Melbourne has more people of Irish descent per capita than almost any city outside Ireland. When Bloomsday comes on June 16, it arrives in the depth of the Australian winter — but the warmth of the Irish community has never been in doubt.
The Irish presence in Melbourne stretches back to the gold rush of the 1850s, when tens of thousands of Irish emigrants landed at Port Phillip in search of a new life. Melbourne's inner suburbs — Fitzroy, Collingwood, Richmond, St Kilda — were shaped by Irish settlement. The Irish built the city's labour movement, its Catholic Church infrastructure, and much of its political tradition. Today, approximately one in four Melburnians claims some Irish ancestry, making it one of the most Irish cities on earth.
Bloomsday in Melbourne is celebrated with readings, theatrical performances, and a particular warmth in the city's Irish pubs. The novel Ulysses — set on a single day in Dublin on June 16, 1904 — resonates in Melbourne with particular force because so many in the audience have personal connections to the Ireland Joyce described.

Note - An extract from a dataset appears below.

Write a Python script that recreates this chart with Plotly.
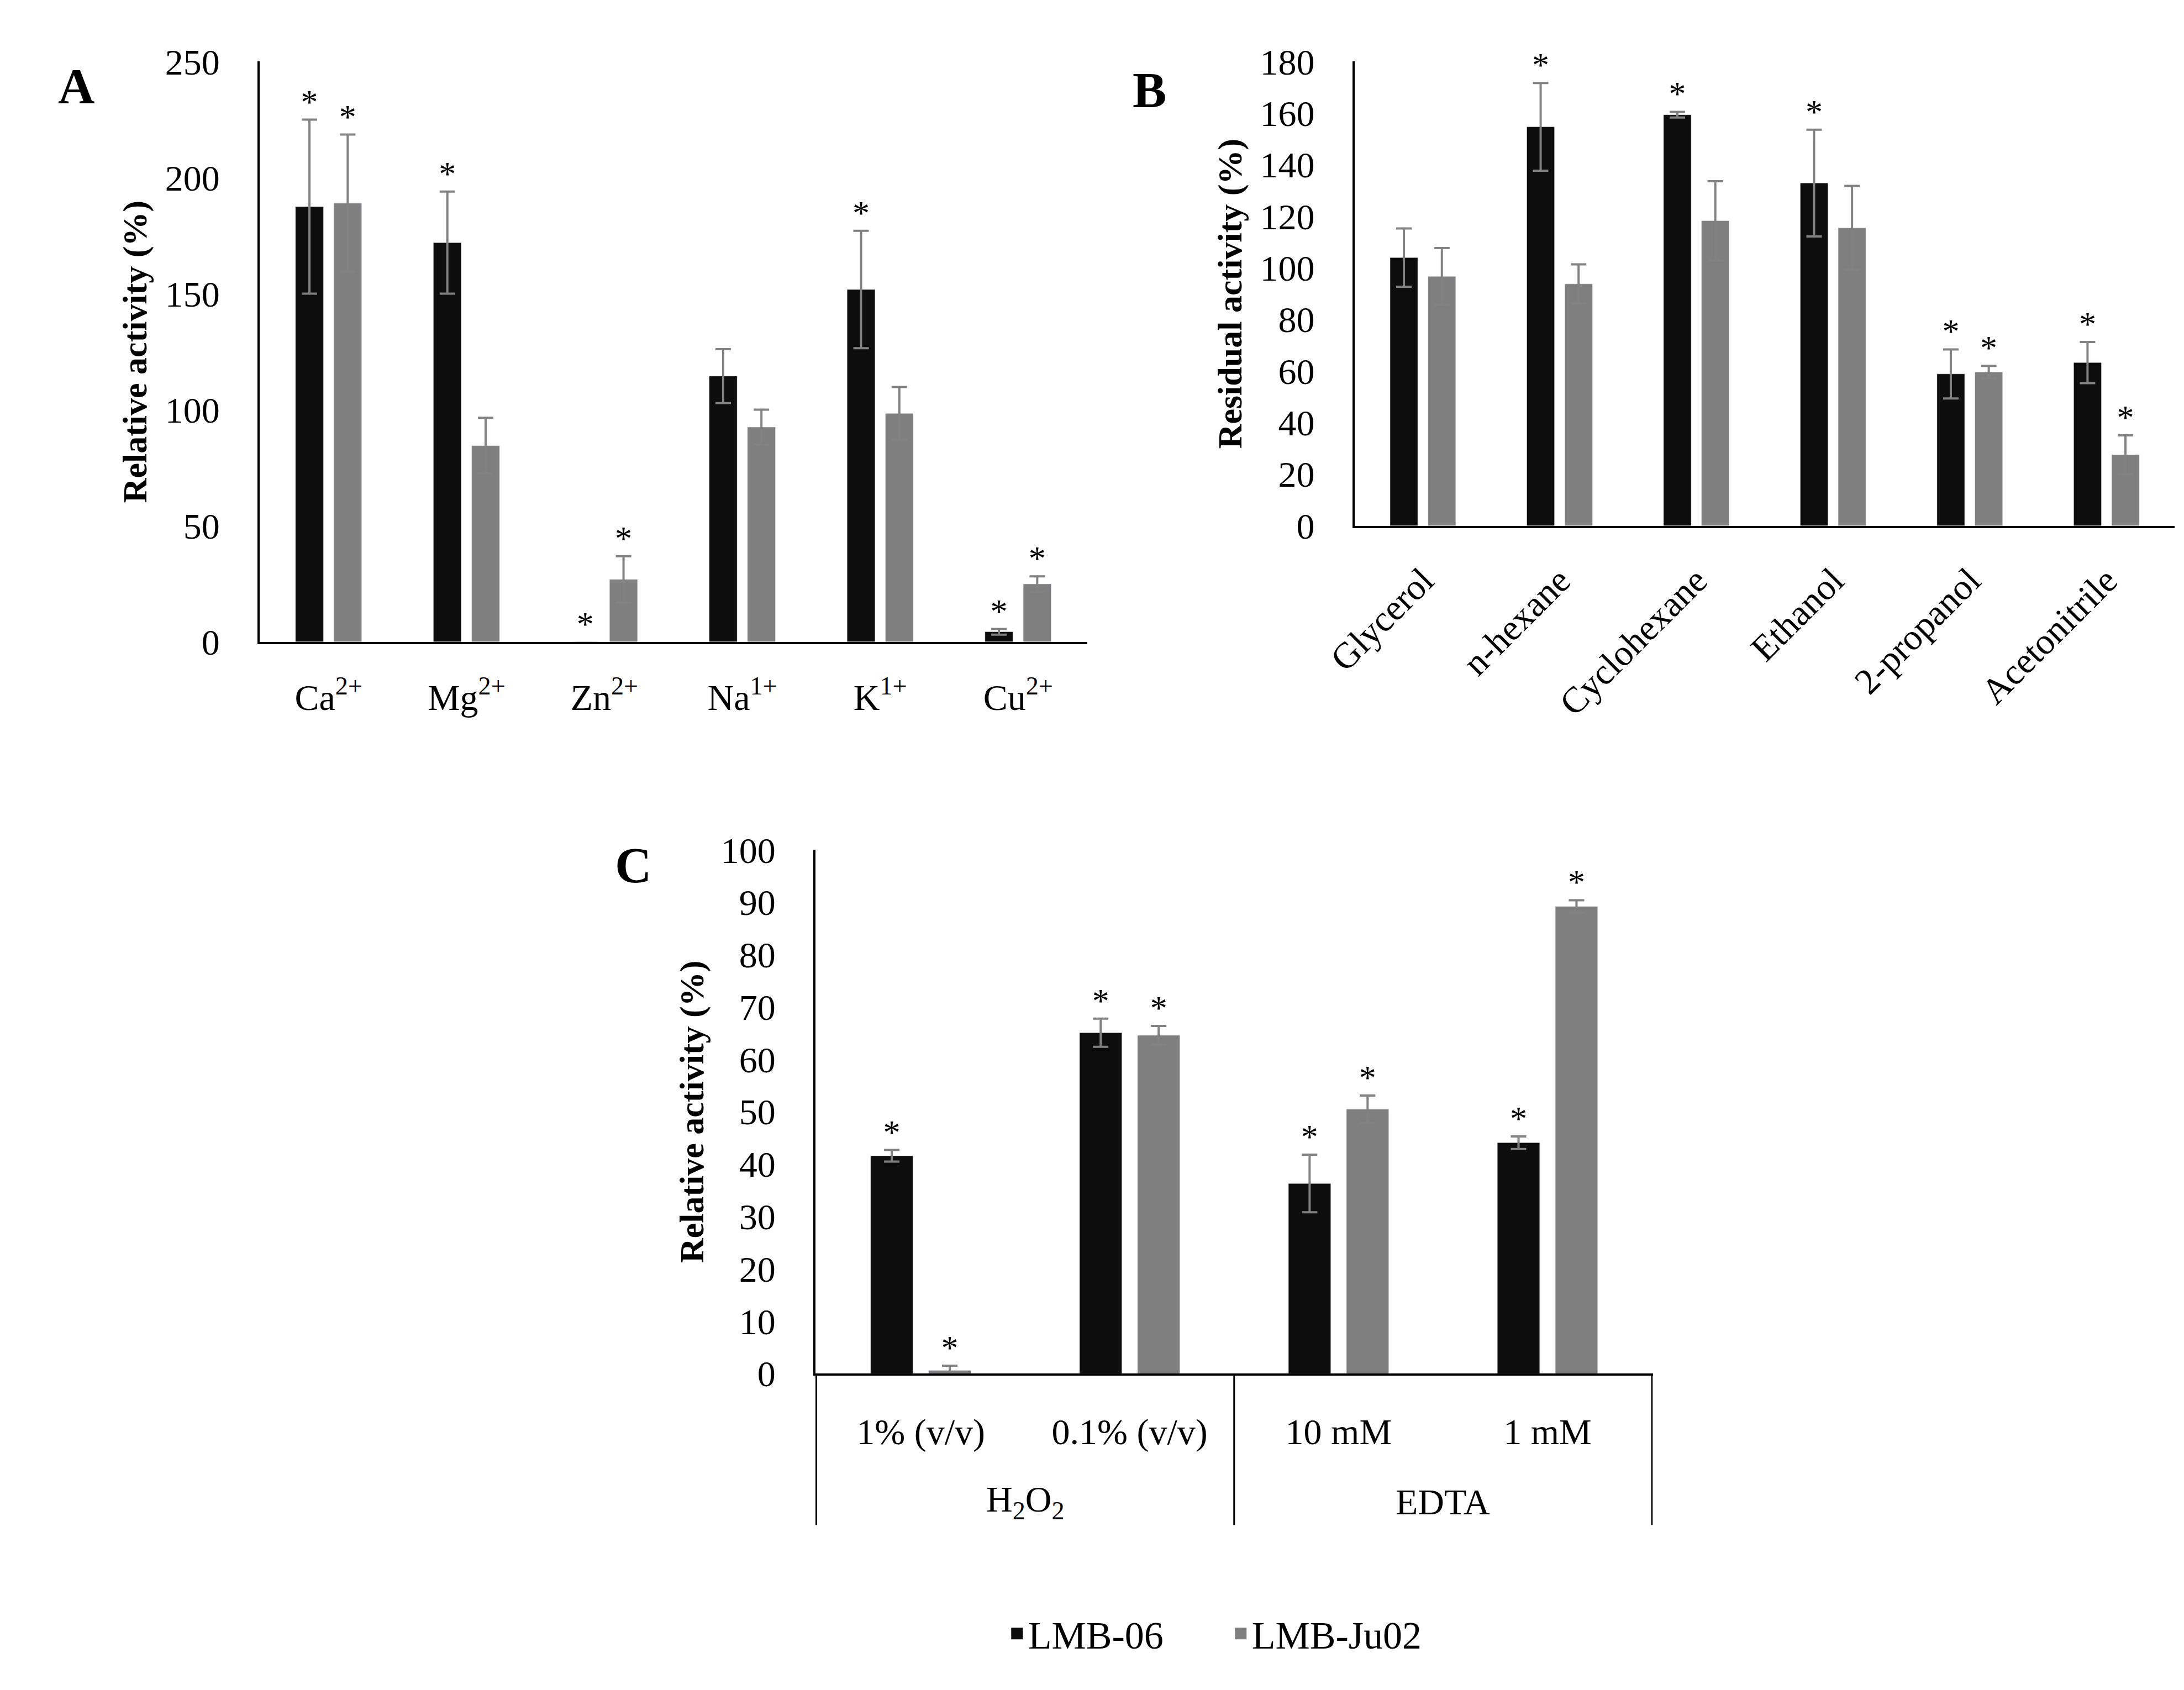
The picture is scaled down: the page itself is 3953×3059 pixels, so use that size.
import plotly.graph_objects as go

# Panel A - metal ions
metals = ["Ca<sup>2+</sup>", "Mg<sup>2+</sup>", "Zn<sup>2+</sup>", "Na<sup>1+</sup>", "K<sup>1+</sup>", "Cu<sup>2+</sup>"]
a_lmb06 = [187.5, 172.0, -0.5, 114.5, 151.8, 4.3]
a_lmb06_err = [37.5, 22.0, 0.0, 11.6, 25.3, 1.2]
a_ju02 = [189.0, 84.5, 26.9, 92.5, 98.4, 24.9]
a_ju02_err = [29.6, 12.0, 10.0, 7.5, 11.4, 3.3]
a_sig06 = [True, True, True, False, True, True]
a_sigju = [True, False, True, False, False, True]

# Panel B - organic solvents
solvents = ["Glycerol", "n-hexane", "Cyclohexane", "Ethanol", "2-propanol", "Acetonitrile"]
b_lmb06 = [104.0, 154.7, 159.4, 132.9, 58.9, 63.3]
b_lmb06_err = [11.3, 17.0, 1.1, 20.7, 9.5, 8.0]
b_ju02 = [96.7, 93.8, 118.3, 115.5, 59.6, 27.6]
b_ju02_err = [11.0, 7.6, 15.3, 16.3, 2.4, 7.5]
b_sig06 = [False, True, True, True, True, True]
b_sigju = [False, False, False, False, True, True]

# Panel C - H2O2 / EDTA
c_groups = ["H<sub>2</sub>O<sub>2</sub>", "H<sub>2</sub>O<sub>2</sub>", "EDTA", "EDTA"]
c_conc = ["1% (v/v)", "0.1% (v/v)", "10 mM", "1 mM"]
c_lmb06 = [41.6, 65.1, 36.3, 44.1]
c_lmb06_err = [1.1, 2.7, 5.5, 1.2]
c_ju02 = [0.6, 64.6, 50.5, 89.2]
c_ju02_err = [0.9, 1.8, 2.6, 1.2]
c_sig06 = [True, True, True, True]
c_sigju = [True, True, True, True]

FONT = "Liberation Serif"
BLACK = "#0d0d0d"
GRAY = "#7f7f7f"
ERRC = "#828282"


def star_y(vals, errs, sig, off):
    return [max(v, 0) + e + off if s else None for v, e, s in zip(vals, errs, sig)]


def add_panel(fig, x, v06, e06, s06, vju, eju, sju, off, n):
    xa = "x" if n == 1 else "x%d" % n
    ya = "y" if n == 1 else "y%d" % n
    fig.add_trace(go.Bar(x=x, y=v06, marker_color=BLACK, offsetgroup="06",
                         error_y=dict(type="data", array=e06, color=ERRC, thickness=4, width=14),
                         xaxis=xa, yaxis=ya, showlegend=False))
    fig.add_trace(go.Bar(x=x, y=vju, marker_color=GRAY, offsetgroup="ju",
                         error_y=dict(type="data", array=eju, color=ERRC, thickness=4, width=14),
                         xaxis=xa, yaxis=ya, showlegend=False))
    for vals, errs, sig, grp in [(v06, e06, s06, "06"), (vju, eju, sju, "ju")]:
        fig.add_trace(go.Scatter(x=x, y=star_y(vals, errs, sig, off), mode="text", text="*",
                                 textposition="middle center", offsetgroup=grp, cliponaxis=False,
                                 textfont=dict(family=FONT, size=62, color="black"),
                                 xaxis=xa, yaxis=ya, showlegend=False, hoverinfo="skip"))


fig = go.Figure()
add_panel(fig, metals, a_lmb06, a_lmb06_err, a_sig06, a_ju02, a_ju02_err, a_sigju, 6.5, 1)
add_panel(fig, solvents, b_lmb06, b_lmb06_err, b_sig06, b_ju02, b_ju02_err, b_sigju, 5.9, 2)
add_panel(fig, c_conc, c_lmb06, c_lmb06_err, c_sig06, c_ju02, c_ju02_err, c_sigju, 2.9, 3)

# legend entries
for name, col, grp in [("LMB-06", BLACK, "06"), ("LMB-Ju02", GRAY, "ju")]:
    fig.add_trace(go.Scatter(x=[None], y=[None], mode="markers", name=name, offsetgroup=grp,
                             marker=dict(symbol="square", size=16, color=col,
                                         line=dict(color=col, width=5)),
                             xaxis="x", yaxis="y"))

# second level of the panel C category axis: group names and divider lines
bounds = [-0.5]
starts = [0]
for i in range(1, len(c_groups)):
    if c_groups[i] != c_groups[i - 1]:
        bounds.append(i - 0.5)
        starts.append(i)
bounds.append(len(c_groups) - 0.5)

annotations = []
shapes = []
for k, s in enumerate(starts):
    e = bounds[k + 1]
    annotations.append(dict(text=c_groups[s], x=(s - 0.5 + e) / 2, xref="x3",
                            y=-0.245, yref="y3 domain", showarrow=False,
                            xanchor="center", yanchor="middle",
                            font=dict(family=FONT, size=66, color="black")))
for b in bounds:
    shapes.append(dict(type="line", xref="x3", yref="y3 domain", x0=b, x1=b, y0=0, y1=-0.289,
                       line=dict(color="black", width=3)))

for letter, lx, ly in [("A", 0.0185, 0.9624), ("B", 0.5173, 0.9601), ("C", 0.2773, 0.4904)]:
    annotations.append(dict(text="<b>%s</b>" % letter, x=lx, y=ly, xref="paper", yref="paper",
                            showarrow=False, xanchor="center", yanchor="middle",
                            font=dict(family=FONT, size=92, color="black")))

yax = dict(showline=True, linecolor="black", linewidth=4, showgrid=False, zeroline=False,
           ticks="", tickfont=dict(family=FONT, size=66, color="black"), ticklabelstandoff=55)
xax = dict(showline=True, linecolor="black", linewidth=4, showgrid=False, zeroline=False,
           ticks="", tickfont=dict(family=FONT, size=66, color="black"))
ytitle = dict(family=FONT, size=62, color="black")

fig.update_layout(
    width=3953, height=3059,
    margin=dict(l=0, r=0, t=0, b=0),
    paper_bgcolor="white", plot_bgcolor="white",
    barmode="group", bargap=0.445, bargroupgap=0.27,
    scattermode="group", scattergap=0.445,
    font=dict(family=FONT, color="black"),
    xaxis=dict(xax, domain=[0.1037, 0.4882], anchor="y", ticklabelstandoff=40),
    yaxis=dict(yax, domain=[0.6257, 0.9774], anchor="x", range=[0, 250], dtick=50,
               title=dict(text="<b>Relative activity (%)</b>", font=ytitle, standoff=14)),
    xaxis2=dict(xax, domain=[0.6125, 0.9937], anchor="y2", tickangle=-45, ticklabelstandoff=30),
    yaxis2=dict(yax, domain=[0.6960, 0.9774], anchor="x2", range=[0, 180], dtick=20,
                title=dict(text="<b>Residual activity (%)</b>", font=ytitle, standoff=14)),
    xaxis3=dict(xax, domain=[0.3620, 0.7511], anchor="y3", ticklabelstandoff=45),
    yaxis3=dict(yax, domain=[0.1821, 0.4995], anchor="x3", range=[0, 100], dtick=10,
                title=dict(text="<b>Relative activity (%)</b>", font=ytitle, standoff=12)),
    legend=dict(orientation="h", x=0.5545, xanchor="center", y=0.0245, yanchor="middle",
                font=dict(family=FONT, size=70, color="black"),
                entrywidth=360, entrywidthmode="pixels"),
    annotations=annotations,
    shapes=shapes,
)

fig.write_html("out.html")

The Melbourne Irish community maintains strong cultural institutions including the Melbourne Irish Festival, held in March, but Bloomsday has its own calendar of events spread across the city's bookshops, theatres, and cultural centres. The Wheeler Centre has hosted Bloomsday events in the past, and the Irish consulate in Melbourne traditionally marks the occasion.
Fitzroy and Collingwood form Melbourne's Irish heartland, home to some of the city's best-known Irish pubs and cultural venues. On June 16, readings and performances cluster in this neighbourhood.
Melbourne's literary hub on Little Lonsdale Street hosts regular Irish literary events and has featured Bloomsday programming in past years.
For Melbourne's Irish-Australian community, Bloomsday is both a literary celebration and a connection to a homeland that many know only through family stories. James Joyce wrote in exile about a city he left but could never leave behind — a sentiment that resonates deeply with a diaspora community that has built something extraordinary in the southern hemisphere while keeping Ireland in its heart.
Every year, Bloomsday reminds the Irish diaspora of the city they left — not the city of poverty and emigration, but the city of literature and the imagination. For one day in June, Dublin belongs to everyone who ever left it.